EXERCISE DIRECTIONS
Reproduce, please, the span of lines beginning at the line with "Reproduce this chart" and ending at the line with "on graph to", inclusive, minus any pictures.
— start of RECORD EXTRACTS —
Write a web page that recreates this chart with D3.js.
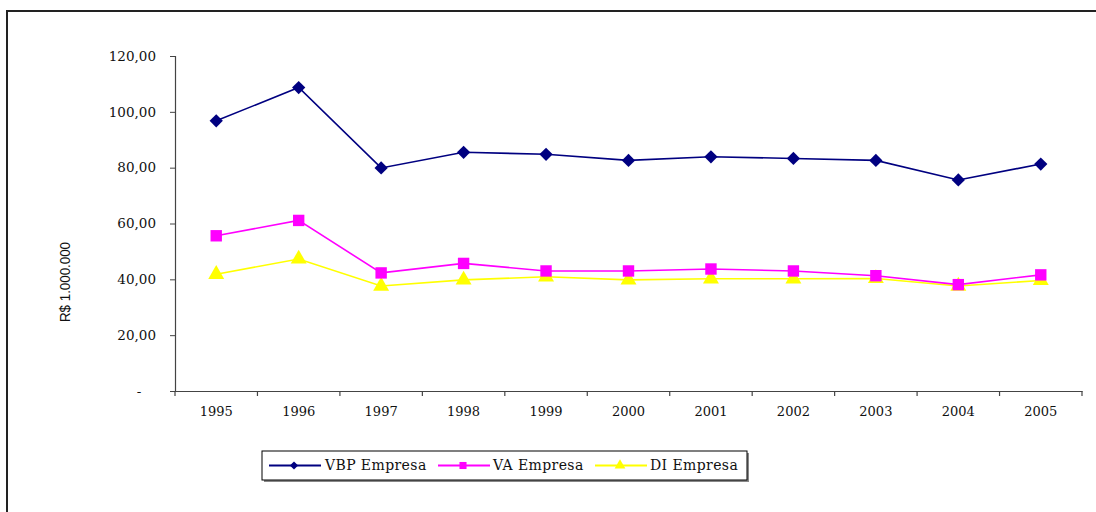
— end of RECORD EXTRACTS —
— start of RECORD EXTRACTS —
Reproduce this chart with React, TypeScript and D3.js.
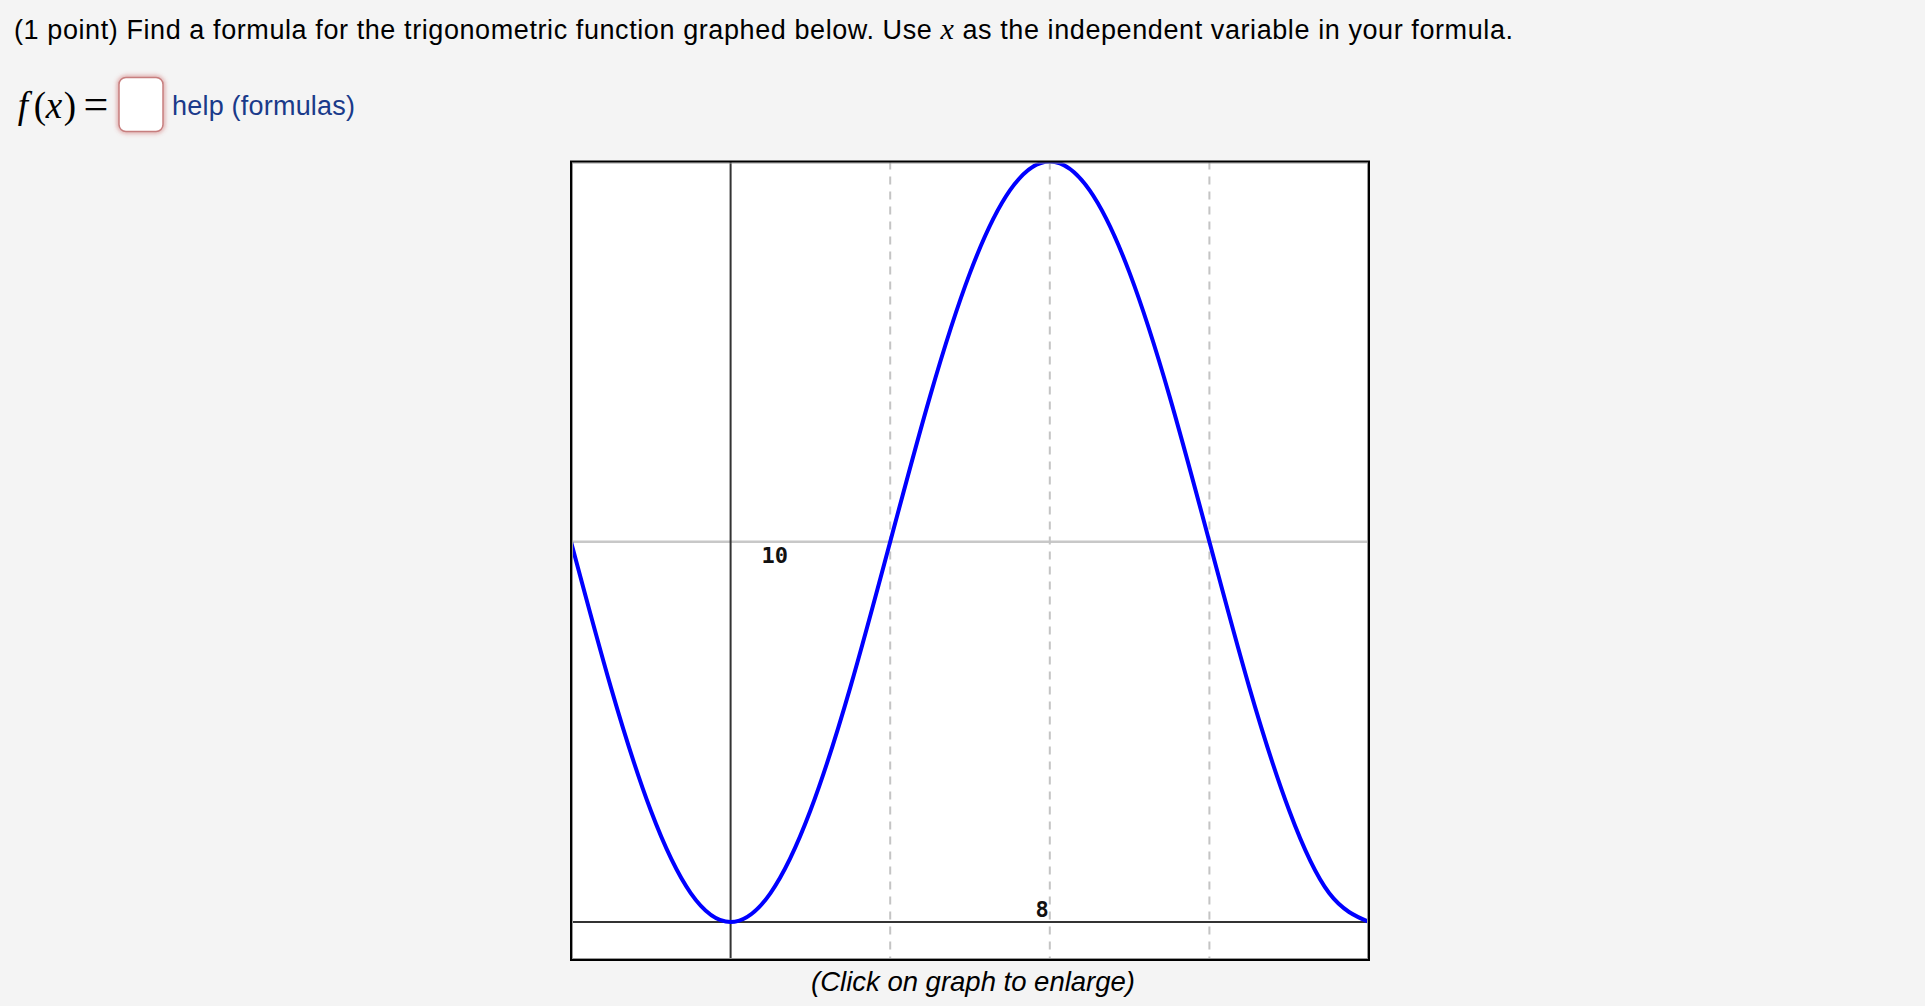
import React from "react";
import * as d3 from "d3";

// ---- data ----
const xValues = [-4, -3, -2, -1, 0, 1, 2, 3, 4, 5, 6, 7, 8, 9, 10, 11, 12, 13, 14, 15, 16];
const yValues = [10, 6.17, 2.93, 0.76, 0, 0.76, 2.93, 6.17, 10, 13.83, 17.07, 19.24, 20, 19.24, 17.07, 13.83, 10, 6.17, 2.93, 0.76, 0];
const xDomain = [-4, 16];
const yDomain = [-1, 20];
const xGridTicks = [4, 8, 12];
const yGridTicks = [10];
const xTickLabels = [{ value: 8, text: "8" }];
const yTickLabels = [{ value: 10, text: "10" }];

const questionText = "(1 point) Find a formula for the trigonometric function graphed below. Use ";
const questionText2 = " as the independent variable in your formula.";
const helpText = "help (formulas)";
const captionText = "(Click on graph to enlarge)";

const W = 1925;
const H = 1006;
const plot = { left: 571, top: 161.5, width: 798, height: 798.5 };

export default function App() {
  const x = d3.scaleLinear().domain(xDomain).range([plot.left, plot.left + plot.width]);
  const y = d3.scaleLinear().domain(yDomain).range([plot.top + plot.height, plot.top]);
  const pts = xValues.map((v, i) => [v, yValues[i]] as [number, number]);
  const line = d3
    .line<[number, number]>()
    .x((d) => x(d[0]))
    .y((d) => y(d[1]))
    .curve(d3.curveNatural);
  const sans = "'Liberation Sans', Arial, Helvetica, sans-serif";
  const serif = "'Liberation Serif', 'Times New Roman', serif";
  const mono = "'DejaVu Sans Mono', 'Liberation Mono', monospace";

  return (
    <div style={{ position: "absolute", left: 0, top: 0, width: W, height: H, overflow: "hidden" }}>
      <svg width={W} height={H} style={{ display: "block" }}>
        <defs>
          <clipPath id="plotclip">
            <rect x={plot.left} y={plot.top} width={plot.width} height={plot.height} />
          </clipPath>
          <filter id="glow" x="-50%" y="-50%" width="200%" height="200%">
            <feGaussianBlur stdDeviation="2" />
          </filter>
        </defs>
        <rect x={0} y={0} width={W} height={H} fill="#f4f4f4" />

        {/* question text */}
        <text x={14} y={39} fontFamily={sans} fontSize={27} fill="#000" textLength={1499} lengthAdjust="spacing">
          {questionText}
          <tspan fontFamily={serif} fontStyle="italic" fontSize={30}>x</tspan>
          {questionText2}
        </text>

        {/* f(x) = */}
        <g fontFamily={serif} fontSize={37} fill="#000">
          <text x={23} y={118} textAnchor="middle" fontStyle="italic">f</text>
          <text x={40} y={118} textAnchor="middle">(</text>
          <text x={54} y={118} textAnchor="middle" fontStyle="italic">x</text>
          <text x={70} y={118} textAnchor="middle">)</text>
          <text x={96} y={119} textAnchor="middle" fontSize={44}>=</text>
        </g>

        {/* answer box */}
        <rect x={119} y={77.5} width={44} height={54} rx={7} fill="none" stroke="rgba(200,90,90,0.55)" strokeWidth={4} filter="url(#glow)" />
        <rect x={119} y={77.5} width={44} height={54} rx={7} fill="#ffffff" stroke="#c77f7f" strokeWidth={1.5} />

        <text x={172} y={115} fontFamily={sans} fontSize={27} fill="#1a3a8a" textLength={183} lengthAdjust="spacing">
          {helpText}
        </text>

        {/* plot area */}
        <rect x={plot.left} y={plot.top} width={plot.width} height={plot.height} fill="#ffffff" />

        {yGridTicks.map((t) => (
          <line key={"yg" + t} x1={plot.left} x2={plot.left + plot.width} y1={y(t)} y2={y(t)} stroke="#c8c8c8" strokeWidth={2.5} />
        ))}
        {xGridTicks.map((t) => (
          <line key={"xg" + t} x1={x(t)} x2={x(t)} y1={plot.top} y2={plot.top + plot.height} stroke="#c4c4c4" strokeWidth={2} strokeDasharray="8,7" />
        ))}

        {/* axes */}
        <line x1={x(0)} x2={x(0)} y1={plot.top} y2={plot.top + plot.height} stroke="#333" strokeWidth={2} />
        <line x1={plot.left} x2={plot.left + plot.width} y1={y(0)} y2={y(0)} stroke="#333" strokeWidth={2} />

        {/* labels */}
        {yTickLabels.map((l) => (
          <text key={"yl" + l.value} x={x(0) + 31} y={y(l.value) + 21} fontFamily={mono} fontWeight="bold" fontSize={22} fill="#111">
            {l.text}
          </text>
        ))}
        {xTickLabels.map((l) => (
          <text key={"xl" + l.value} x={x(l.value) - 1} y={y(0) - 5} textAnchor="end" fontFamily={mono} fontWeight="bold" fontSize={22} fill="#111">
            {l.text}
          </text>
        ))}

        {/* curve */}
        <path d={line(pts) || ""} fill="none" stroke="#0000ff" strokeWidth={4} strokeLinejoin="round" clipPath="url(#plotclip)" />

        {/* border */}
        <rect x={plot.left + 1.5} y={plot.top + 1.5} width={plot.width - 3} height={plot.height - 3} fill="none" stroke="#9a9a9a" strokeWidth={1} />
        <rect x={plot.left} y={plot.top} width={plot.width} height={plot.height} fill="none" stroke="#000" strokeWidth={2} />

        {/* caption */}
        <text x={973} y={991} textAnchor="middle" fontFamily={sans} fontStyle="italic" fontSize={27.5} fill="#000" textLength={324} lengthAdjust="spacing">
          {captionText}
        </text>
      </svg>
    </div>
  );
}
— end of RECORD EXTRACTS —
SOLUTION FOR THIS EXERCISE
Reproduce this chart with React, TypeScript and D3.js.
import React from "react";
import * as d3 from "d3";

// ---- data ----
const xValues = [-4, -3, -2, -1, 0, 1, 2, 3, 4, 5, 6, 7, 8, 9, 10, 11, 12, 13, 14, 15, 16];
const yValues = [10, 6.17, 2.93, 0.76, 0, 0.76, 2.93, 6.17, 10, 13.83, 17.07, 19.24, 20, 19.24, 17.07, 13.83, 10, 6.17, 2.93, 0.76, 0];
const xDomain = [-4, 16];
const yDomain = [-1, 20];
const xGridTicks = [4, 8, 12];
const yGridTicks = [10];
const xTickLabels = [{ value: 8, text: "8" }];
const yTickLabels = [{ value: 10, text: "10" }];

const questionText = "(1 point) Find a formula for the trigonometric function graphed below. Use ";
const questionText2 = " as the independent variable in your formula.";
const helpText = "help (formulas)";
const captionText = "(Click on graph to enlarge)";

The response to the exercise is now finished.